**Your objective:**
State how many lines in the entries below contain "script". Write nothing but the number.

**Exercise input:**

╔══

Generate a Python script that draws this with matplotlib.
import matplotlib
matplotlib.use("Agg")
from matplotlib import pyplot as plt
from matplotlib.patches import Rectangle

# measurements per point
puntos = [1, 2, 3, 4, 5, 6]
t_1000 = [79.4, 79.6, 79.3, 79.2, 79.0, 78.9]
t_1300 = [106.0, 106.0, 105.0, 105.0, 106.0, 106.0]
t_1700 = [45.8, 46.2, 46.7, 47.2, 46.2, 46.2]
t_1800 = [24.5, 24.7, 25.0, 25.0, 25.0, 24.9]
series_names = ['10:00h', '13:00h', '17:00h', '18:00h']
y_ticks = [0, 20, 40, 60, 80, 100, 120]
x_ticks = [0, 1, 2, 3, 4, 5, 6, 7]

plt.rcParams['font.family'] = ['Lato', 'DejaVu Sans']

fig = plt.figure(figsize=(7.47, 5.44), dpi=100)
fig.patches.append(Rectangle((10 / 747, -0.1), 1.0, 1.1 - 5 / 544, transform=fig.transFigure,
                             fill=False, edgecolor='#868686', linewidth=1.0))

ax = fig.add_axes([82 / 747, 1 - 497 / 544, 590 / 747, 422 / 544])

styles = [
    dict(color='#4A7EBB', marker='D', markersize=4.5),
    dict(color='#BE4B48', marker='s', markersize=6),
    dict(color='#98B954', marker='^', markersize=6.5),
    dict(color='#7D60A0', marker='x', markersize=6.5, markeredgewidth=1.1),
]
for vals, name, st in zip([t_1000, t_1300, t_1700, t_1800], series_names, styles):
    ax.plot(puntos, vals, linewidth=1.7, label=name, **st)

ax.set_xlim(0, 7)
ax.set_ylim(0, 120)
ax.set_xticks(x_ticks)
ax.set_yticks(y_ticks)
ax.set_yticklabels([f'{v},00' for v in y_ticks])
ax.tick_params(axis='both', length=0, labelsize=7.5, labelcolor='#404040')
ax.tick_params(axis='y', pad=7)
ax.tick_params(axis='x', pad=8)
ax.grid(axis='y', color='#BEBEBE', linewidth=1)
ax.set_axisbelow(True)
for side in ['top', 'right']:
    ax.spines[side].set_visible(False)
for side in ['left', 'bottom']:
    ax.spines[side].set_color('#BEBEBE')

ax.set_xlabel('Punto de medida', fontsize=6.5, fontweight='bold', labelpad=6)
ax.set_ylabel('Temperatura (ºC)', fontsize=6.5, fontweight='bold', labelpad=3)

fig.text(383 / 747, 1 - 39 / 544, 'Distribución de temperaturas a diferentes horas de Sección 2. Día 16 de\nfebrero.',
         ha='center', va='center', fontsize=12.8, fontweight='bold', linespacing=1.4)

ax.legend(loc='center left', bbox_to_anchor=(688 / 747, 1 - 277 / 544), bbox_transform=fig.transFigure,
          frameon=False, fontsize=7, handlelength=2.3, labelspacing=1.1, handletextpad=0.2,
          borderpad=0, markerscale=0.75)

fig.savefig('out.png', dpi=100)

╚══
╔══

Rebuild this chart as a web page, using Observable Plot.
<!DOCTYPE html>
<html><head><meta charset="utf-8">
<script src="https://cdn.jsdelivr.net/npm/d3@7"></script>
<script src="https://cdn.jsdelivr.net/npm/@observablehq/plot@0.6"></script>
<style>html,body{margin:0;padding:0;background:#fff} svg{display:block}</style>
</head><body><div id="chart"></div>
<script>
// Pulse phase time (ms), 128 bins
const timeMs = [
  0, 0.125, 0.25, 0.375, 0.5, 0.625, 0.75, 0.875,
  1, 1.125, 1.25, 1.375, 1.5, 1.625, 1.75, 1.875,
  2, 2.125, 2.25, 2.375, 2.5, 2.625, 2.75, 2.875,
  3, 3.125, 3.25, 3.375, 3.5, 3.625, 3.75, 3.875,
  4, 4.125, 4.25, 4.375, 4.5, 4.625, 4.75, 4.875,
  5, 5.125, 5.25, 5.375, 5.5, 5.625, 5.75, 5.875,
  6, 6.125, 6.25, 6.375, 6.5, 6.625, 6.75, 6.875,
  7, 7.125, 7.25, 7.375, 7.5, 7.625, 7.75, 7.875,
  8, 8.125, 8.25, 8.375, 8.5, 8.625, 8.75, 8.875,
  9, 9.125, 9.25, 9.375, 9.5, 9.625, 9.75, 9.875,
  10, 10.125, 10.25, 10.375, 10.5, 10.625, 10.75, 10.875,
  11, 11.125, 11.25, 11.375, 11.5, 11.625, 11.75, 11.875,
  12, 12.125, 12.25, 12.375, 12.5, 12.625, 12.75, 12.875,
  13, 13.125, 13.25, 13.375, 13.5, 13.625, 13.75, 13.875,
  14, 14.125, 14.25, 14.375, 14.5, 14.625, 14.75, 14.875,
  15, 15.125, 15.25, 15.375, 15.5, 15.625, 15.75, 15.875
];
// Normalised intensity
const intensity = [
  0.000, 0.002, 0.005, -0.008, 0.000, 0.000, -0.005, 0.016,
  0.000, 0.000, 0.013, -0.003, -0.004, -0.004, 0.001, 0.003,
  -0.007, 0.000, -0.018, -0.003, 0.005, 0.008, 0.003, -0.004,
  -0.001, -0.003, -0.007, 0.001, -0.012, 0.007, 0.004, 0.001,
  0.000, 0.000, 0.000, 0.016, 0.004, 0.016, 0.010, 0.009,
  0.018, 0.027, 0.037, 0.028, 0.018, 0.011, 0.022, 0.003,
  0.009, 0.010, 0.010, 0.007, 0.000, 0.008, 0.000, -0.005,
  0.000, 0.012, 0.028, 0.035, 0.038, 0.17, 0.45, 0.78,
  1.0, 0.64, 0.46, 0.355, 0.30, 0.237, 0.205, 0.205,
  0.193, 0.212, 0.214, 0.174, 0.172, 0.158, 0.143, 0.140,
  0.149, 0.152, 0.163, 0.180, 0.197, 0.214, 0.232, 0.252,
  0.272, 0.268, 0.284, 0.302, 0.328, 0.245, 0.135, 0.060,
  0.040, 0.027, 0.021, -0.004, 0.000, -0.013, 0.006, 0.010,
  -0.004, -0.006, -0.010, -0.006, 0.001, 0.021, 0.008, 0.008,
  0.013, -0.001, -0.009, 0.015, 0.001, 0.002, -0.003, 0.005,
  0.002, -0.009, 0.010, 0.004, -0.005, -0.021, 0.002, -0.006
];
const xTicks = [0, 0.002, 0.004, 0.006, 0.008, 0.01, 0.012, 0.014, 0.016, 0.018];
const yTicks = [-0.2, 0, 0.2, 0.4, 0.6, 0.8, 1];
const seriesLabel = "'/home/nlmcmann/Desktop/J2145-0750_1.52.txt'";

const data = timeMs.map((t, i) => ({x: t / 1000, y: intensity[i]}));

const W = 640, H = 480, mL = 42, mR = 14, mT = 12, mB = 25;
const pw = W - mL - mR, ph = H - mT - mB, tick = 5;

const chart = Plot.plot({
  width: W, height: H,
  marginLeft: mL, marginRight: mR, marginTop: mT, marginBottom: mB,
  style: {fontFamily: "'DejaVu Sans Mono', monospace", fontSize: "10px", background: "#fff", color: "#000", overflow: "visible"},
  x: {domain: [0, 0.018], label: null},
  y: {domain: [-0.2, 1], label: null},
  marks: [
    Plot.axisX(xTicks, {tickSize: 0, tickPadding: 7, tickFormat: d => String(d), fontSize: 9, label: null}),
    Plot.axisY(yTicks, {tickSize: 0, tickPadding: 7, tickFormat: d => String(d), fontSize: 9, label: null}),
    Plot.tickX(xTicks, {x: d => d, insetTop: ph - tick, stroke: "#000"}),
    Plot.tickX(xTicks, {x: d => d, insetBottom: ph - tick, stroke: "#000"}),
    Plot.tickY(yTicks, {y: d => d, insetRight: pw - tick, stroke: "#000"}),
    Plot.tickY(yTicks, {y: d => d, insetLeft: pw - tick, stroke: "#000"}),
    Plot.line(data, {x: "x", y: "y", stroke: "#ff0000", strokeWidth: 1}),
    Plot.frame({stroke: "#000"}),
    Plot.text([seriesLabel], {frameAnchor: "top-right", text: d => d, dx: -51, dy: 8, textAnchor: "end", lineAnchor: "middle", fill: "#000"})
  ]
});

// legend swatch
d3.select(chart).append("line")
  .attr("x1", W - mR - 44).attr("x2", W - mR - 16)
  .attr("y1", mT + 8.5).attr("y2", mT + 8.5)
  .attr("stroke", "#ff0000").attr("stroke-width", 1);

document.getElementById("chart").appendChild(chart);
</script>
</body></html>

╚══
╔══

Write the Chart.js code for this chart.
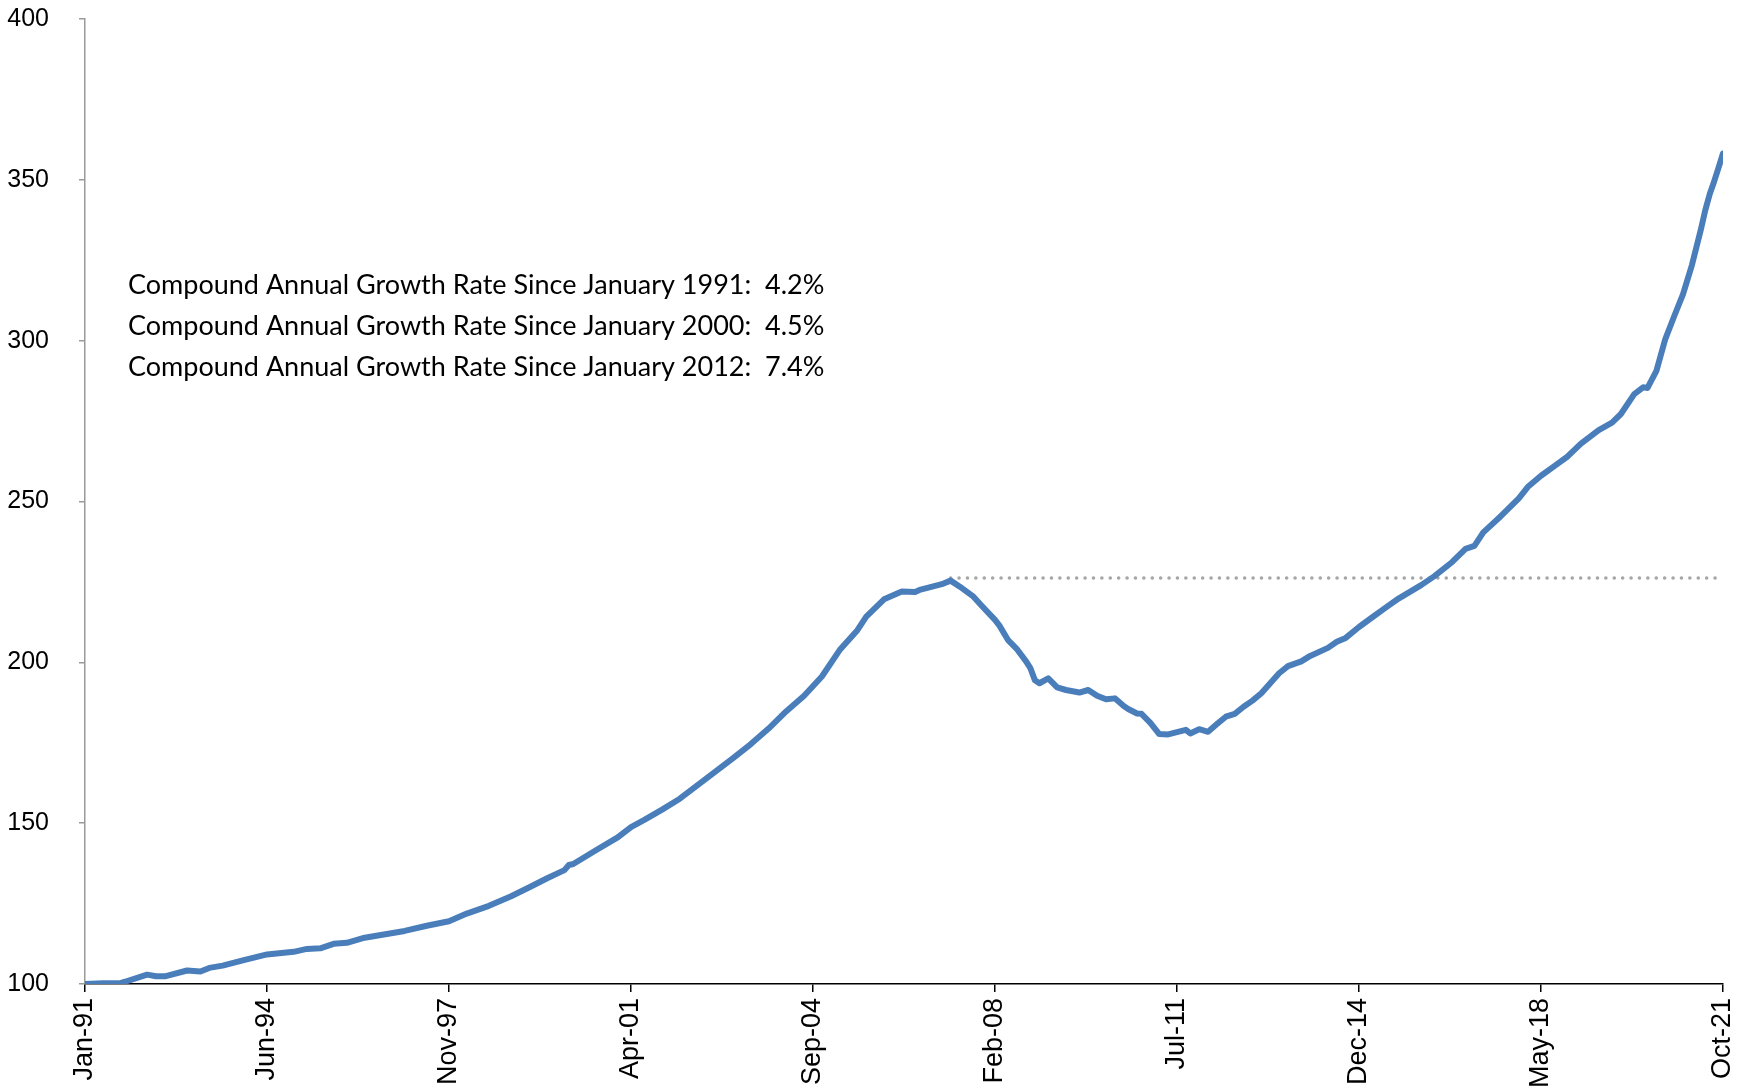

╚══

**Solution to this exercise:**
5